━━ Data excerpt ━━
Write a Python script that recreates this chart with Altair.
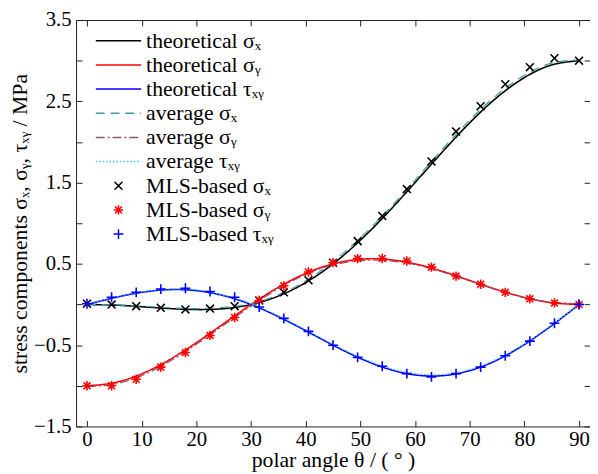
import altair as alt
import pandas as pd

# ---------------- data ----------------
series = [
    "theoretical σₓ", "theoretical σᵧ", "theoretical τₓᵧ",
    "average σₓ", "average σᵧ", "average τₓᵧ",
    "MLS-based σₓ", "MLS-based σᵧ", "MLS-based τₓᵧ",
]
colors = ["#000000", "#ff0000", "#0000ff",
          "#3f9f9f", "#94506f", "#35c8e8",
          "#000000", "#ff0000", "#0000ff"]

theta_curve = [0, 5, 10, 15, 20, 25, 30, 35, 40, 45, 50, 55, 60, 65, 70, 75, 80, 85, 90]
theo_sx = [0.0, -0.007, -0.027, -0.049, -0.062, -0.051, 0.0, 0.104, 0.270, 0.500, 0.791,
           1.130, 1.500, 1.877, 2.236, 2.549, 2.792, 2.947, 3.0]
theo_sy = [-1.0, -0.962, -0.853, -0.683, -0.470, -0.235, 0.0, 0.212, 0.383, 0.500, 0.557,
           0.554, 0.500, 0.408, 0.296, 0.183, 0.087, 0.023, 0.0]
theo_txy = [0.0, 0.084, 0.150, 0.183, 0.171, 0.109, 0.0, -0.149, -0.321, -0.500, -0.663,
            -0.791, -0.866, -0.875, -0.814, -0.683, -0.492, -0.258, 0.0]
avg_sx = [0.0, -0.005, -0.02, -0.04, -0.05, -0.035, 0.01, 0.12, 0.29, 0.53, 0.82,
          1.16, 1.53, 1.91, 2.27, 2.58, 2.82, 2.97, 3.01]
avg_sy = [-1.01, -0.98, -0.875, -0.705, -0.49, -0.255, -0.02, 0.195, 0.37, 0.485, 0.54,
          0.54, 0.49, 0.40, 0.29, 0.18, 0.085, 0.03, 0.01]
avg_txy = [0.005, 0.09, 0.155, 0.19, 0.18, 0.115, 0.01, -0.14, -0.31, -0.49, -0.65,
           -0.775, -0.85, -0.86, -0.80, -0.67, -0.485, -0.25, 0.0]

theta_mls = [0, 4.5, 9, 13.5, 18, 22.5, 27, 31.5, 36, 40.5, 45, 49.5, 54, 58.5, 63,
             67.5, 72, 76.5, 81, 85.5, 90]
mls_sx = [0.01, 0.0, -0.02, -0.04, -0.06, -0.05, -0.02, 0.05, 0.15, 0.30, 0.515, 0.78,
          1.09, 1.42, 1.76, 2.13, 2.44, 2.71, 2.92, 3.03, 3.0]
mls_sy = [-1.0, -1.0, -0.92, -0.77, -0.59, -0.38, -0.16, 0.05, 0.23, 0.40, 0.515, 0.565,
          0.567, 0.535, 0.46, 0.35, 0.25, 0.15, 0.07, 0.02, 0.0]
mls_txy = [0.01, 0.09, 0.15, 0.19, 0.20, 0.16, 0.09, -0.03, -0.17, -0.33, -0.50, -0.65,
           -0.76, -0.85, -0.89, -0.85, -0.77, -0.63, -0.45, -0.23, 0.0]

x_ticks = [0, 10, 20, 30, 40, 50, 60, 70, 80, 90]
y_ticks = [-1.5, -1.0, -0.5, 0.0, 0.5, 1.0, 1.5, 2.0, 2.5, 3.0, 3.5]

# ---------------- tables ----------------
def long_table(names, lists, thetas):
    rows = []
    for n, vals in zip(names, lists):
        for t, v in zip(thetas, vals):
            rows.append({"theta": t, "value": v, "series": n})
    return pd.DataFrame(rows)

df_theo = long_table(series[0:3], [theo_sx, theo_sy, theo_txy], theta_curve)
df_avg = long_table(series[3:6], [avg_sx, avg_sy, avg_txy], theta_curve)
df_mls = long_table(series[6:9], [mls_sx, mls_sy, mls_txy], theta_mls)

# legend / marker styles
line_path = "M-4.6,0H4.6"
cross_path = "M-0.8,-0.8L0.8,0.8M-0.8,0.8L0.8,-0.8"
star_path = "M-0.95,0H0.95M0,-0.95V0.95M-0.7,-0.7L0.7,0.7M-0.7,0.7L0.7,-0.7"
plus_path = "M-1,0H1M0,-1V1"
shapes = [line_path] * 6 + [cross_path, star_path, plus_path]
dashes = [[1, 0], [1, 0], [1, 0], [9, 6], [9, 3, 2, 3], [1.5, 2], [1, 0], [1, 0], [1, 0]]

FONT = "Liberation Serif"
inward = {"expr": "-6"}

legend = alt.Legend(orient="none", legendX=32, legendY=10, title=None)
color = alt.Color("series:N", scale=alt.Scale(domain=series, range=colors), legend=legend, title=None)
dash = alt.StrokeDash("series:N", scale=alt.Scale(domain=series, range=dashes), legend=legend, title=None)
shape = alt.Shape("series:N", scale=alt.Scale(domain=series, range=shapes), legend=legend, title=None)

xscale = alt.Scale(domain=[-2, 92], nice=False, zero=False)
yscale = alt.Scale(domain=[-1.5, 3.5], nice=False, zero=False)

x_bottom = alt.Axis(orient="bottom", values=x_ticks, format="d", tickSize=inward, labelPadding=8,
                    domain=False, grid=False, labelFlush=False, title="polar angle θ / ( ° )",
                    titlePadding=1)
y_left = alt.Axis(orient="left", values=y_ticks, tickSize=inward, labelPadding=11, domain=False,
                  grid=False, labelFlush=False,
                  labelExpr="abs(round(datum.value*2)) % 2 == 1 ? format(datum.value, '.1f') : ''",
                  title="stress components σₓ, σᵧ, τₓᵧ / MPa", titlePadding=2)
x_top = alt.Axis(orient="top", values=x_ticks, tickSize=inward, labels=False, domain=False,
                 grid=False, title=None)
y_right = alt.Axis(orient="right", values=y_ticks, tickSize=inward, labels=False, domain=False,
                   grid=False, title=None)

theo = alt.Chart(df_theo).mark_line(strokeWidth=1.6, interpolate="natural").encode(
    x=alt.X("theta:Q", scale=xscale, axis=x_bottom),
    y=alt.Y("value:Q", scale=yscale, axis=y_left),
    color=color, strokeDash=dash, detail="series:N",
)
avg = alt.Chart(df_avg).mark_line(strokeWidth=1.2, interpolate="natural").encode(
    x=alt.X("theta:Q", scale=xscale, axis=x_top),
    y=alt.Y("value:Q", scale=yscale, axis=y_right),
    color=color, strokeDash=dash, detail="series:N",
)
pts = alt.Chart(df_mls).mark_point(filled=False, size=100, strokeWidth=1.6, opacity=1).encode(
    x=alt.X("theta:Q", scale=xscale, axis=None),
    y=alt.Y("value:Q", scale=yscale, axis=None),
    color=color, shape=shape,
)

chart = alt.layer(theo, avg, pts).resolve_axis(x="independent", y="independent").properties(
    width=521, height=412,
    autosize=alt.AutoSizeParams(type="none"),
    padding={"left": 69, "top": 9, "right": 0, "bottom": 45},
).configure_view(stroke="#222222", strokeWidth=1).configure_axis(
    labelFont=FONT, labelFontSize=21, labelColor="#000000",
    titleFont=FONT, titleFontSize=22, titleFontWeight="normal", titleColor="#000000",
    tickColor="#222222", tickWidth=1,
).configure_legend(
    labelFont=FONT, labelFontSize=22, labelColor="#000000", symbolSize=100,
    symbolStrokeWidth=1.5, labelOffset=17, rowPadding=2.5, padding=0, labelLimit=0,
)

chart.save("out.html", embed_options={"renderer": "svg", "actions": False})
━━━
To do: Print out the whole of the material word for word, without pictures.

Output below:
Write a Python script that recreates this chart with Altair.
import altair as alt
import pandas as pd

# ---------------- data ----------------
series = [
    "theoretical σₓ", "theoretical σᵧ", "theoretical τₓᵧ",
    "average σₓ", "average σᵧ", "average τₓᵧ",
    "MLS-based σₓ", "MLS-based σᵧ", "MLS-based τₓᵧ",
]
colors = ["#000000", "#ff0000", "#0000ff",
          "#3f9f9f", "#94506f", "#35c8e8",
          "#000000", "#ff0000", "#0000ff"]

theta_curve = [0, 5, 10, 15, 20, 25, 30, 35, 40, 45, 50, 55, 60, 65, 70, 75, 80, 85, 90]
theo_sx = [0.0, -0.007, -0.027, -0.049, -0.062, -0.051, 0.0, 0.104, 0.270, 0.500, 0.791,
           1.130, 1.500, 1.877, 2.236, 2.549, 2.792, 2.947, 3.0]
theo_sy = [-1.0, -0.962, -0.853, -0.683, -0.470, -0.235, 0.0, 0.212, 0.383, 0.500, 0.557,
           0.554, 0.500, 0.408, 0.296, 0.183, 0.087, 0.023, 0.0]
theo_txy = [0.0, 0.084, 0.150, 0.183, 0.171, 0.109, 0.0, -0.149, -0.321, -0.500, -0.663,
            -0.791, -0.866, -0.875, -0.814, -0.683, -0.492, -0.258, 0.0]
avg_sx = [0.0, -0.005, -0.02, -0.04, -0.05, -0.035, 0.01, 0.12, 0.29, 0.53, 0.82,
          1.16, 1.53, 1.91, 2.27, 2.58, 2.82, 2.97, 3.01]
avg_sy = [-1.01, -0.98, -0.875, -0.705, -0.49, -0.255, -0.02, 0.195, 0.37, 0.485, 0.54,
          0.54, 0.49, 0.40, 0.29, 0.18, 0.085, 0.03, 0.01]
avg_txy = [0.005, 0.09, 0.155, 0.19, 0.18, 0.115, 0.01, -0.14, -0.31, -0.49, -0.65,
           -0.775, -0.85, -0.86, -0.80, -0.67, -0.485, -0.25, 0.0]

theta_mls = [0, 4.5, 9, 13.5, 18, 22.5, 27, 31.5, 36, 40.5, 45, 49.5, 54, 58.5, 63,
             67.5, 72, 76.5, 81, 85.5, 90]
mls_sx = [0.01, 0.0, -0.02, -0.04, -0.06, -0.05, -0.02, 0.05, 0.15, 0.30, 0.515, 0.78,
          1.09, 1.42, 1.76, 2.13, 2.44, 2.71, 2.92, 3.03, 3.0]
mls_sy = [-1.0, -1.0, -0.92, -0.77, -0.59, -0.38, -0.16, 0.05, 0.23, 0.40, 0.515, 0.565,
          0.567, 0.535, 0.46, 0.35, 0.25, 0.15, 0.07, 0.02, 0.0]
mls_txy = [0.01, 0.09, 0.15, 0.19, 0.20, 0.16, 0.09, -0.03, -0.17, -0.33, -0.50, -0.65,
           -0.76, -0.85, -0.89, -0.85, -0.77, -0.63, -0.45, -0.23, 0.0]

x_ticks = [0, 10, 20, 30, 40, 50, 60, 70, 80, 90]
y_ticks = [-1.5, -1.0, -0.5, 0.0, 0.5, 1.0, 1.5, 2.0, 2.5, 3.0, 3.5]

# ---------------- tables ----------------
def long_table(names, lists, thetas):
    rows = []
    for n, vals in zip(names, lists):
        for t, v in zip(thetas, vals):
            rows.append({"theta": t, "value": v, "series": n})
    return pd.DataFrame(rows)

df_theo = long_table(series[0:3], [theo_sx, theo_sy, theo_txy], theta_curve)
df_avg = long_table(series[3:6], [avg_sx, avg_sy, avg_txy], theta_curve)
df_mls = long_table(series[6:9], [mls_sx, mls_sy, mls_txy], theta_mls)

# legend / marker styles
line_path = "M-4.6,0H4.6"
cross_path = "M-0.8,-0.8L0.8,0.8M-0.8,0.8L0.8,-0.8"
star_path = "M-0.95,0H0.95M0,-0.95V0.95M-0.7,-0.7L0.7,0.7M-0.7,0.7L0.7,-0.7"
plus_path = "M-1,0H1M0,-1V1"
shapes = [line_path] * 6 + [cross_path, star_path, plus_path]
dashes = [[1, 0], [1, 0], [1, 0], [9, 6], [9, 3, 2, 3], [1.5, 2], [1, 0], [1, 0], [1, 0]]

FONT = "Liberation Serif"
inward = {"expr": "-6"}

legend = alt.Legend(orient="none", legendX=32, legendY=10, title=None)
color = alt.Color("series:N", scale=alt.Scale(domain=series, range=colors), legend=legend, title=None)
dash = alt.StrokeDash("series:N", scale=alt.Scale(domain=series, range=dashes), legend=legend, title=None)
shape = alt.Shape("series:N", scale=alt.Scale(domain=series, range=shapes), legend=legend, title=None)

xscale = alt.Scale(domain=[-2, 92], nice=False, zero=False)
yscale = alt.Scale(domain=[-1.5, 3.5], nice=False, zero=False)

x_bottom = alt.Axis(orient="bottom", values=x_ticks, format="d", tickSize=inward, labelPadding=8,
                    domain=False, grid=False, labelFlush=False, title="polar angle θ / ( ° )",
                    titlePadding=1)
y_left = alt.Axis(orient="left", values=y_ticks, tickSize=inward, labelPadding=11, domain=False,
                  grid=False, labelFlush=False,
                  labelExpr="abs(round(datum.value*2)) % 2 == 1 ? format(datum.value, '.1f') : ''",
                  title="stress components σₓ, σᵧ, τₓᵧ / MPa", titlePadding=2)
x_top = alt.Axis(orient="top", values=x_ticks, tickSize=inward, labels=False, domain=False,
                 grid=False, title=None)
y_right = alt.Axis(orient="right", values=y_ticks, tickSize=inward, labels=False, domain=False,
                   grid=False, title=None)

theo = alt.Chart(df_theo).mark_line(strokeWidth=1.6, interpolate="natural").encode(
    x=alt.X("theta:Q", scale=xscale, axis=x_bottom),
    y=alt.Y("value:Q", scale=yscale, axis=y_left),
    color=color, strokeDash=dash, detail="series:N",
)
avg = alt.Chart(df_avg).mark_line(strokeWidth=1.2, interpolate="natural").encode(
    x=alt.X("theta:Q", scale=xscale, axis=x_top),
    y=alt.Y("value:Q", scale=yscale, axis=y_right),
    color=color, strokeDash=dash, detail="series:N",
)
pts = alt.Chart(df_mls).mark_point(filled=False, size=100, strokeWidth=1.6, opacity=1).encode(
    x=alt.X("theta:Q", scale=xscale, axis=None),
    y=alt.Y("value:Q", scale=yscale, axis=None),
    color=color, shape=shape,
)

chart = alt.layer(theo, avg, pts).resolve_axis(x="independent", y="independent").properties(
    width=521, height=412,
    autosize=alt.AutoSizeParams(type="none"),
    padding={"left": 69, "top": 9, "right": 0, "bottom": 45},
).configure_view(stroke="#222222", strokeWidth=1).configure_axis(
    labelFont=FONT, labelFontSize=21, labelColor="#000000",
    titleFont=FONT, titleFontSize=22, titleFontWeight="normal", titleColor="#000000",
    tickColor="#222222", tickWidth=1,
).configure_legend(
    labelFont=FONT, labelFontSize=22, labelColor="#000000", symbolSize=100,
    symbolStrokeWidth=1.5, labelOffset=17, rowPadding=2.5, padding=0, labelLimit=0,
)

chart.save("out.html", embed_options={"renderer": "svg", "actions": False})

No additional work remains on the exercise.